A common concern is: Will jobs be lost or changed significantly? The truth is, AI and automation may eliminate some repetitive tasks or even entire roles. But they also create new roles—like automation specialists, data analysts, and AI trainers. Many existing jobs may be reshaped rather than removed, with employees taking on higher-value, more strategic tasks. Boards want reassurance that the impact on people has been thought through carefully.

Another question they’ll ask is: How are we communicating with employees? Good communication is key. If employees are left in the dark, rumors and fear can spread quickly. Being transparent about why it’s happening, how it’ll affect teams, and what support is available helps build trust. Employees are more likely to embrace change if they understand the purpose and feel included in the journey.

Boards will also want to know: What’s the plan for managing this cultural shift? Automation and AI can make companies more efficient, but they can also create tension if people feel like they’re being replaced rather than empowered. Leaders must create a culture where technology is seen as a tool that helps people do their jobs better, not one that replaces them.

Tip for leaders: Be upfront about the changes AI and automation will bring, and show that it is central to the core of your strategy. Share your change management plan—this could include:

  • Regular updates and open forums for employee questions
  • Training programs to help staff adapt and grow into new roles
  • Career development paths that show a future beyond automation
  • Support systems for teams going through significant changes

For example, you might say, “We’re introducing automation in our finance team, which will reduce manual data entry.
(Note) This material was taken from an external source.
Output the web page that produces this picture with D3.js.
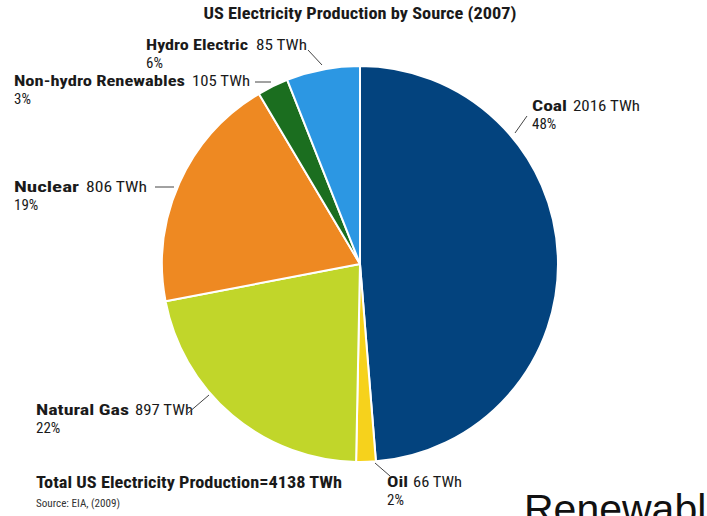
<!DOCTYPE html>
<html><head><meta charset="utf-8">
<script src="https://cdn.jsdelivr.net/npm/d3@7/dist/d3.min.js"></script>
<style>
html,body{margin:0;padding:0;background:#fff;}
svg{display:block;}
text{font-family:"Liberation Sans Narrow","Roboto Condensed","Liberation Sans",Arial,sans-serif;fill:#1a1a1a;}
</style></head>
<body><svg id="c" width="707" height="516"></svg>
<script>
// ---- data ----
const sources   = ["Coal","Oil","Natural Gas","Nuclear","Non-hydro Renewables","Hydro Electric"];
const twh       = [2016, 66, 897, 806, 105, 248];          // slice sizes (sum 4138)
const twhLabels = ["2016 TWh","66 TWh","897 TWh","806 TWh","105 TWh","85 TWh"];
const pctLabels = ["48%","2%","22%","19%","3%","6%"];
const colors    = ["#03437e","#f6d21c","#c1d62a","#ee8922","#1b6e1f","#2c97e3"];
const title     = "US Electricity Production by Source (2007)";
const totalText = "Total US Electricity Production=4138 TWh";
const sourceText= "Source: EIA, (2009)";

// ---- layout ----
const cx = 360, cy = 264, R = 198;
const labelLayout = [
  {x:532, y:111, nameW:35, valX:573, valW:67, line:[[515,133],[527,116]]},
  {x:387, y:487, nameW:21, valX:413, valW:49, line:[[375,463],[390,476]]},
  {x:36,  y:415, nameW:93, valX:135, valW:58, line:[[188,413],[209,395]]},
  {x:14,  y:192, nameW:65, valX:86,  valW:61, line:[[155,187],[174,187]]},
  {x:14,  y:86,  nameW:171,valX:192, valW:58, line:[[255,82],[271,82]]},
  {x:146, y:50,  nameW:102,valX:256, valW:51, line:[[308,50],[322,65]]}
];

const svg = d3.select("#c");
const data = sources.map((s,i)=>({name:s, value:twh[i], color:colors[i], twh:twhLabels[i], pct:pctLabels[i], L:labelLayout[i]}));

const pie = d3.pie().value(d=>d.value).sort(null);
const arc = d3.arc().innerRadius(0).outerRadius(R);

const g = svg.append("g").attr("transform",`translate(${cx},${cy})`);
g.selectAll("path").data(pie(data)).join("path")
  .attr("d",arc).attr("fill",d=>d.data.color)
  .attr("stroke","#fff").attr("stroke-width",2).attr("stroke-linejoin","round");

// title
svg.append("text").attr("x",360).attr("y",19).attr("text-anchor","middle")
  .attr("font-weight","bold").attr("font-size",17).attr("textLength",313).attr("lengthAdjust","spacingAndGlyphs")
  .text(title);

// labels
const lab = svg.selectAll("g.lab").data(data).join("g").attr("class","lab");
lab.append("text").attr("x",d=>d.L.x).attr("y",d=>d.L.y).attr("font-size",15).attr("font-weight","bold")
  .attr("textLength",d=>d.L.nameW).attr("lengthAdjust","spacingAndGlyphs").text(d=>d.name);
lab.append("text").attr("x",d=>d.L.valX).attr("y",d=>d.L.y).attr("font-size",15)
  .attr("textLength",d=>d.L.valW).attr("lengthAdjust","spacingAndGlyphs").text(d=>d.twh);
lab.append("text").attr("x",d=>d.L.x).attr("y",d=>d.L.y+18).attr("font-size",15).text(d=>d.pct);
lab.append("line")
  .attr("x1",d=>d.L.line[0][0]).attr("y1",d=>d.L.line[0][1])
  .attr("x2",d=>d.L.line[1][0]).attr("y2",d=>d.L.line[1][1])
  .attr("stroke","#444").attr("stroke-width",1);

// footer
svg.append("text").attr("x",36).attr("y",488).attr("font-weight","bold").attr("font-size",17)
  .attr("textLength",306).attr("lengthAdjust","spacingAndGlyphs").text(totalText);
svg.append("text").attr("x",36).attr("y",507).attr("font-size",10).style("fill","#333")
  .attr("textLength",84).attr("lengthAdjust","spacingAndGlyphs").text(sourceText);

// overflowing caption (clipped in the reference as well)
svg.append("text").attr("x",524).attr("y",523).attr("font-size",41)
  .style("font-family","'Liberation Sans',Arial,sans-serif").style("fill","#111").text("Renewables");
</script></body></html>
But we’re also retraining team members in data analysis and system operations roles, and we’ve launched a communication series to keep them informed.”

In short, boards want to know that AI isn’t just about cutting costs—it’s about creating a more innovative, resilient workforce.

Final Thoughts

AI and automation can be powerful tools, but they must align with the company’s goals, values, and risks. Boards ask tough, essential questions to protect the company’s long-term future.

If you’re planning an AI or automation initiative, prepare to answer these five core questions, which will build trust and strengthen your case for investment and support.

Remember: AI and automation are not just technical projects—they are business transformations. Every board wants to ensure that those transformations are smart, safe, and strategic.